We think racing between following lines in af_packet.c causes the crash.
In function __unregister_prot_hook,
po->running = 0;
In function packet_setsockopt,
po->has_vnet_hdr = !!val;

Analysis:
CPU0
pakcet_setsockopt
po->has_vnet_hdr = !!val;

CPU1
packet_do_bind
__unregister_prot_hook
po->running = 0;

In the CPU1, the value of po->running should become 0, but because of racing,
it is possible that po->running can keep the value 1.
Consequently, after returning from __unregister_prot_hook, BUG_ON at
net/packet/af_packet.c:3107 can be triggered.


Possible interleaving between racy C source lines is as follows (built with
gcc-7.1.0).
CPU0 (po->has_vnet_hdr = !!val) CPU1 (po->running = 0)
movzbl 0x6e0(%r15),%eax
andb
$0xfe,0x6e0(%r13)
shl $0x3,%r12d
and $0xfffffff7,%eax
or %r12d,%eax
mov %al,0x6e0(%r15)


Please, check out the following reproducer.
C repro code : https://kiwi.cs.purdue.edu/static/race-fuzzer/afpacket-setsockopt-bind-repro.c
kernel config v4.16-rc3 :
https://kiwi.cs.purdue.edu/static/race-fuzzer/afpacket-setsockopt-bind-v4.16-rc3.config
kernel config v4.16-rc7 :
https://kiwi.cs.purdue.edu/static/race-fuzzer/afpacket-setsockopt-bind-v4.16-rc7.config
kernel config v4.15.14 :
https://kiwi.cs.purdue.edu/static/race-fuzzer/afpacket-setsockopt-bind-v4.15.14.config


= About RaceFuzzer

RaceFuzzer is a customized version of Syzkaller, specifically tailored
to find race condition bugs in the Linux kernel.
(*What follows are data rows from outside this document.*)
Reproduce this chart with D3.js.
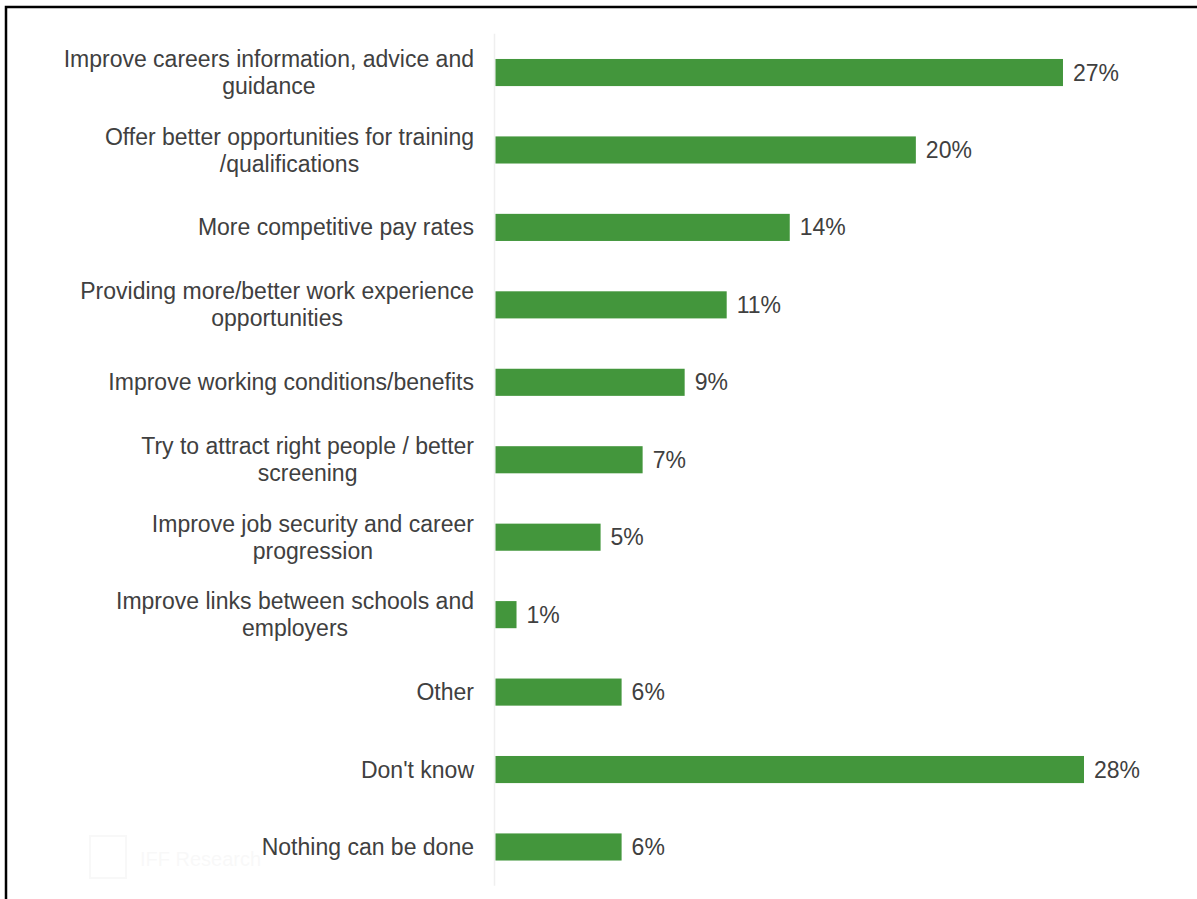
<!DOCTYPE html>
<html>
<head>
<meta charset="utf-8">
<script src="https://cdn.jsdelivr.net/npm/d3@7"></script>
<style>
  html, body { margin: 0; padding: 0; background: #ffffff; }
  svg { display: block; }
</style>
</head>
<body>
<svg id="chart" width="1197" height="899"></svg>
<script>
// Survey responses: what could be done to attract more young people
const categories = [
  ["Improve careers information, advice and", "guidance"],
  ["Offer better opportunities for training", "/qualifications"],
  ["More competitive pay rates"],
  ["Providing more/better work experience", "opportunities"],
  ["Improve working conditions/benefits"],
  ["Try to attract right people / better", "screening"],
  ["Improve job security and career", "progression"],
  ["Improve links between schools and", "employers"],
  ["Other"],
  ["Don't know"],
  ["Nothing can be done"]
];
const values = [27, 20, 14, 11, 9, 7, 5, 1, 6, 28, 6];
const valueLabels = ["27%", "20%", "14%", "11%", "9%", "7%", "5%", "1%", "6%", "28%", "6%"];

const svg = d3.select("#chart");
const font = "'Liberation Sans', Arial, sans-serif";
const fontSize = 23;
const textColor = "#404040";
const barColor = "#43963C";

// Outer frame (runs off the right and bottom edges)
svg.append("rect")
  .attr("x", 6).attr("y", 7)
  .attr("width", 1300).attr("height", 1000)
  .attr("fill", "none")
  .attr("stroke", "#000")
  .attr("stroke-width", 2.5);

const keys = categories.map((c, i) => i);

const x = d3.scaleLinear().domain([0, 28]).range([495.5, 1084]);
const y = d3.scaleBand()
  .domain(keys)
  .range([33.8, 885.7])
  .paddingInner(0.65)
  .paddingOuter(0.325);

// Faint watermark
const wm = svg.append("g").attr("opacity", 0.025);
wm.append("rect").attr("x", 90).attr("y", 836).attr("width", 36).attr("height", 42)
  .attr("fill", "none").attr("stroke", "#000").attr("stroke-width", 2);
wm.append("text").attr("x", 140).attr("y", 866)
  .attr("font-family", font).attr("font-size", 20).attr("fill", "#000")
  .text("IFF Research");

// Category axis line
svg.append("line")
  .attr("x1", 494.5).attr("x2", 494.5)
  .attr("y1", y.range()[0]).attr("y2", y.range()[1])
  .attr("stroke", "#efefef")
  .attr("stroke-width", 1.5);

// Bars
svg.append("g").selectAll("rect")
  .data(values)
  .join("rect")
  .attr("x", x(0))
  .attr("y", (d, i) => y(i))
  .attr("width", d => x(d) - x(0))
  .attr("height", y.bandwidth())
  .attr("fill", barColor);

// Value labels
svg.append("g").selectAll("text")
  .data(values)
  .join("text")
  .attr("x", d => x(d) + 10)
  .attr("y", (d, i) => y(i) + y.bandwidth() / 2)
  .attr("dy", "0.35em")
  .attr("font-family", font)
  .attr("font-size", fontSize)
  .attr("fill", textColor)
  .text((d, i) => valueLabels[i]);

// Category labels: block right-aligned, lines centred within the block
const labelRight = 474;
const lineH = 27;
const labels = svg.append("g");
categories.forEach((lines, i) => {
  const cy = y(i) + y.bandwidth() / 2;
  const g = labels.append("g");
  const texts = lines.map((t, j) => g.append("text")
    .attr("font-family", font)
    .attr("font-size", fontSize)
    .attr("fill", textColor)
    .attr("text-anchor", "middle")
    .attr("y", cy + (j - (lines.length - 1) / 2) * lineH)
    .attr("dy", "0.35em")
    .text(t));
  const w = d3.max(texts, t => t.node().getComputedTextLength());
  texts.forEach(t => t.attr("x", labelRight - w / 2));
});
</script>
</body>
</html>
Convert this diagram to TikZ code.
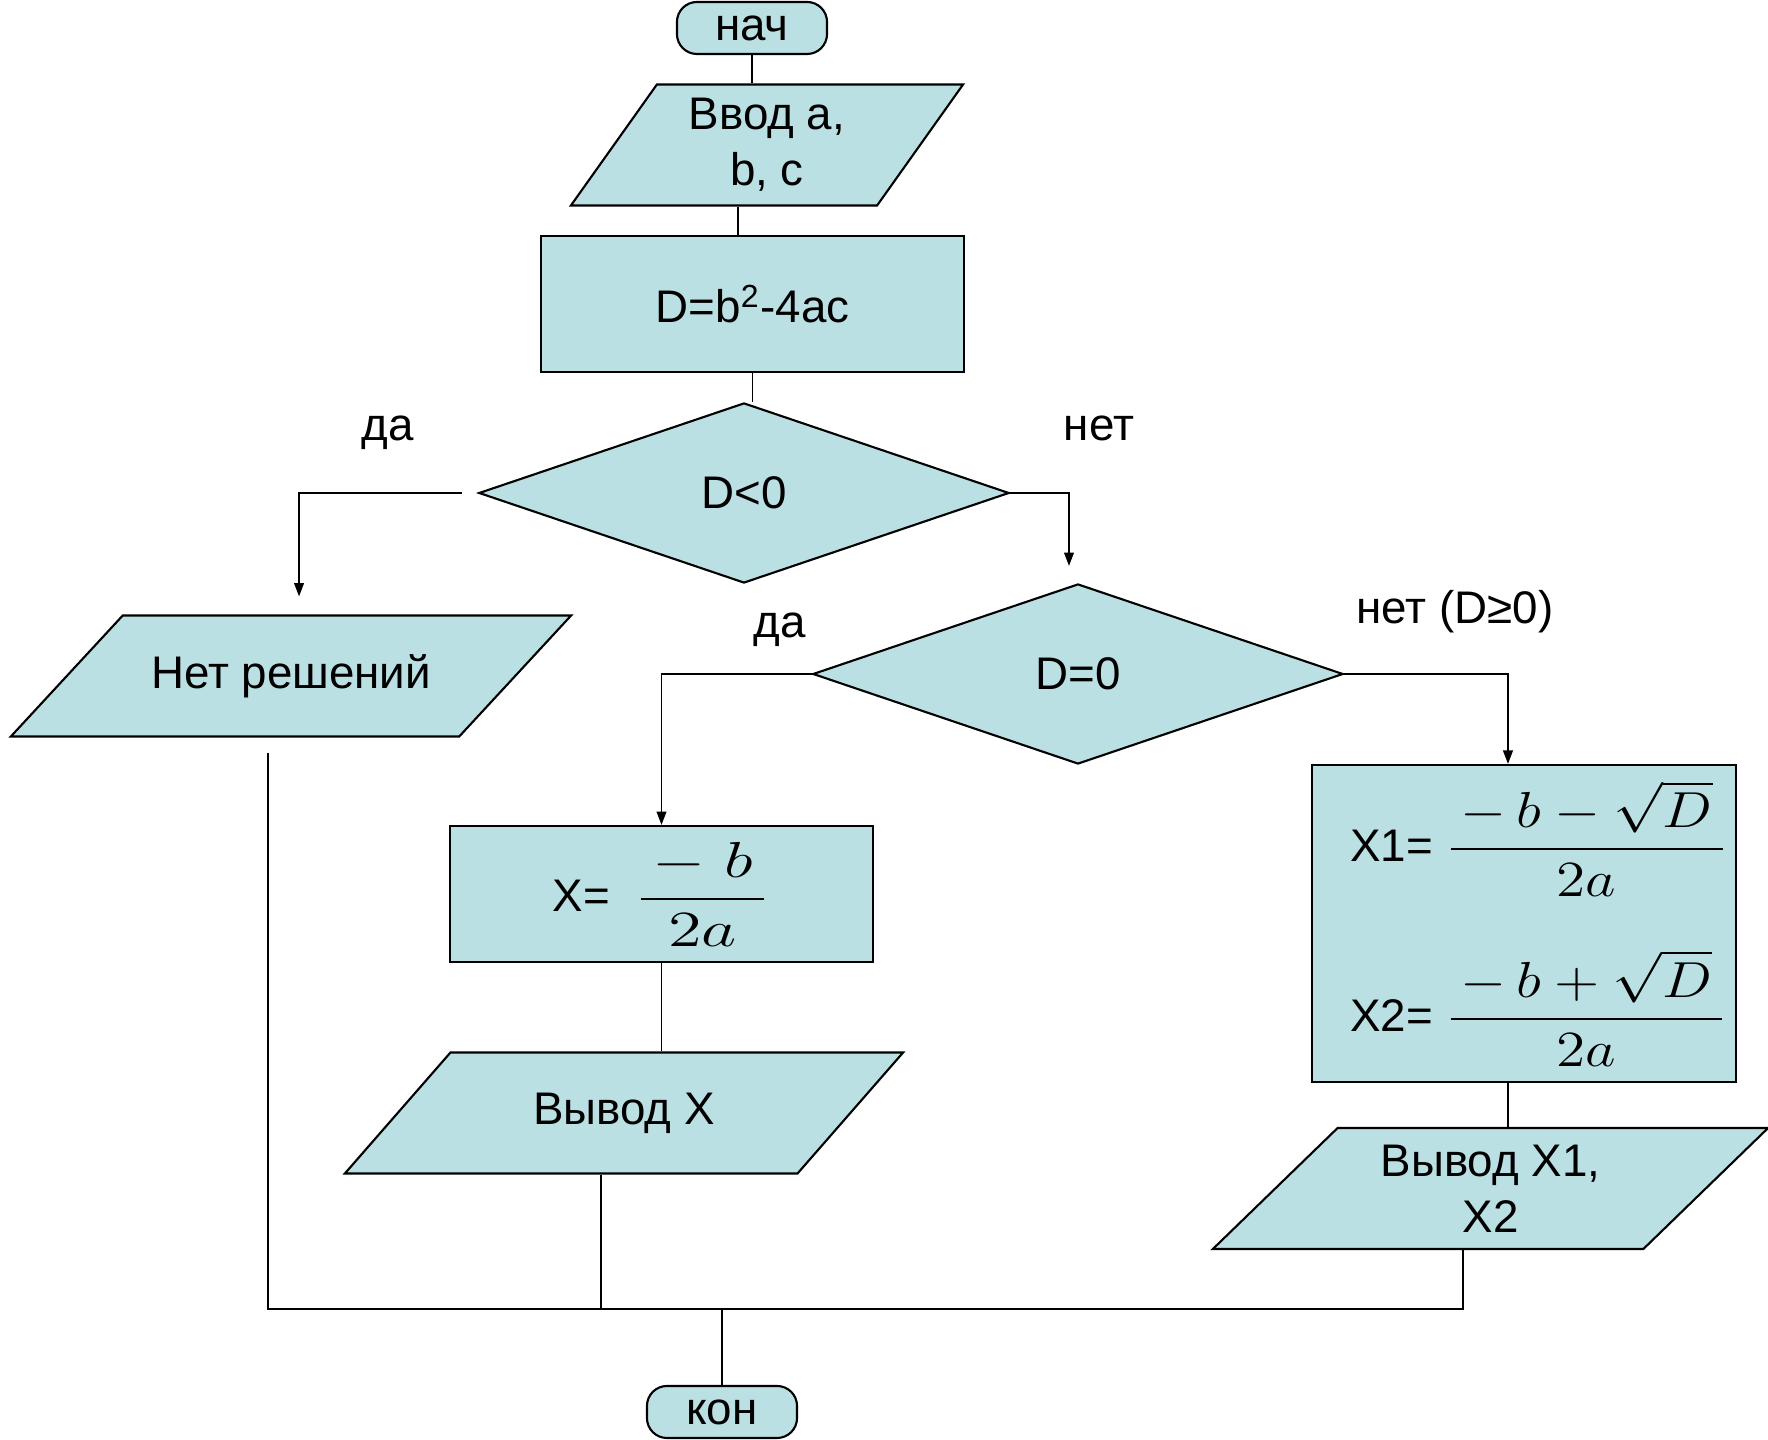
\documentclass[tikz,border=0pt]{standalone}
\usepackage[no-math]{fontspec}
\setmainfont{Liberation Sans}
\usepackage{amsmath}
\usepackage{graphicx}
\usepackage{xcolor}
\usepackage{tikz}
\usetikzlibrary{shapes.geometric, arrows.meta, positioning, calc}
\definecolor{flowfill}{RGB}{187,224,227}
\tikzstyle{startstop} = [rectangle, rounded corners=0.2cm, minimum width=1.5cm, minimum height=0.52cm, inner sep=0pt, draw=black, line width=0.6pt, fill=flowfill]
\tikzstyle{io} = [trapezium, trapezium stretches body, trapezium left angle=21.2, trapezium right angle=158.8, minimum height=1.21cm, inner sep=0pt, align=center, draw=black, line width=0.6pt, fill=flowfill]
\tikzstyle{process} = [rectangle, minimum width=4.23cm, minimum height=1.36cm, inner sep=0pt, draw=black, line width=0.6pt, fill=flowfill]
\tikzstyle{decision} = [diamond, minimum width=5.3cm, minimum height=1.8cm, inner sep=0pt, draw=black, line width=0.6pt, fill=flowfill]
\tikzstyle{arrow} = [-{Triangle[length=3.8pt,width=2.8pt]}]
\newcommand{\eqfrac}[3][1.17]{\scalebox{#1}[1]{\fontsize{14}{14}\selectfont$\displaystyle\frac{#2}{#3}$}}

\begin{document}
\begin{tikzpicture}[x=0.01cm, y=-0.01cm, font=\fontsize{13}{16}\selectfont]
  \useasboundingbox (0,0) rectangle (1768,1440);

  % Blocks
  \node[startstop] (nach) at (752,28) {нач};
  \node[io, minimum width=3.92cm, trapezium left angle=47.4, trapezium right angle=132.6] (vvod) at (767,145) {Ввод а,\\ b, c};
  \node[process] (dbox) at (752.5,304) {D=b\textsuperscript{2}-4ac};
  \node[decision] (dlt) at (744,493) {D<0};
  \node[io, minimum width=5.6cm] (noresh) at (291,676) {Нет решений};
  \node[decision] (deq) at (1078,674) {D=0};
  \node[process] (xbox) at (661.5,894) {X=\hspace{0.25cm}\eqfrac[1.35]{\,-\;b\,}{2a}\hspace{0.55cm}};
  \node[process, minimum height=3.17cm, align=left] (x12box) at (1524,923.5) {\hspace*{0.3cm}X1= \eqfrac{\,-\,b-\sqrt{D}\,}{2a}\\[0.5cm] \hspace*{0.3cm}X2= \eqfrac{\,-\,b+\sqrt{D}\,}{2a}};
  \node[io, minimum width=5.58cm, trapezium left angle=21, trapezium right angle=159] (outx) at (624,1113) {Вывод X};
  \node[io, minimum width=5.55cm, trapezium left angle=35.1, trapezium right angle=144.9] (outx12) at (1490.5,1188.5) {Вывод X1,\\ X2};
  \node[startstop] (kon) at (722,1412) {кон};

  % Branch labels
  \node at (388,433) {да};
  \node at (1099,428) {нет};
  \node at (780,630) {да};
  \node at (1455,612) {нет (D≥0)};

  % Connectors
  \draw (nach.south) -- (nach.south |- vvod.north);
  \draw ([xshift=-0.29cm]vvod.south) -- ([xshift=-0.29cm]vvod.south |- dbox.north);
  \draw (dbox.south) -- (dbox.south |- dlt.north);
  \draw[arrow] ([xshift=-0.16cm]dlt.west) -| ([xshift=0.08cm,yshift=0.18cm]noresh.north);
  \draw[arrow] (dlt.east) -| ([xshift=-0.09cm,yshift=0.17cm]deq.north);
  \draw[arrow] (deq.west) -| (xbox.north);
  \draw[arrow] (deq.east) -| ([xshift=-0.16cm]x12box.north);
  \draw (xbox.south) -- (xbox.south |- outx.north);
  \draw ([xshift=-0.16cm]x12box.south) -- ([xshift=-0.16cm]x12box.south |- outx12.north);
  \coordinate (merge) at (722,1309);
  \draw ([xshift=-0.23cm,yshift=-0.15cm]noresh.south) |- (merge);
  \draw ([xshift=-0.23cm]outx.south) |- (merge);
  \draw ([xshift=-0.275cm]outx12.south) |- (merge);
  \draw (merge) -- (kon.north);
\end{tikzpicture}
\end{document}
While we leverage
many different technique, the notable feature of RaceFuzzer is in
leveraging a custom hypervisor (QEMU/KVM) to interleave the
scheduling. In particular, we modified the hypervisor to intentionally
stall a per-core execution, which is similar to supporting per-core
breakpoint functionality. This allows RaceFuzzer to force the kernel
to deterministically trigger racy condition (which may rarely happen
in practice due to randomness in scheduling).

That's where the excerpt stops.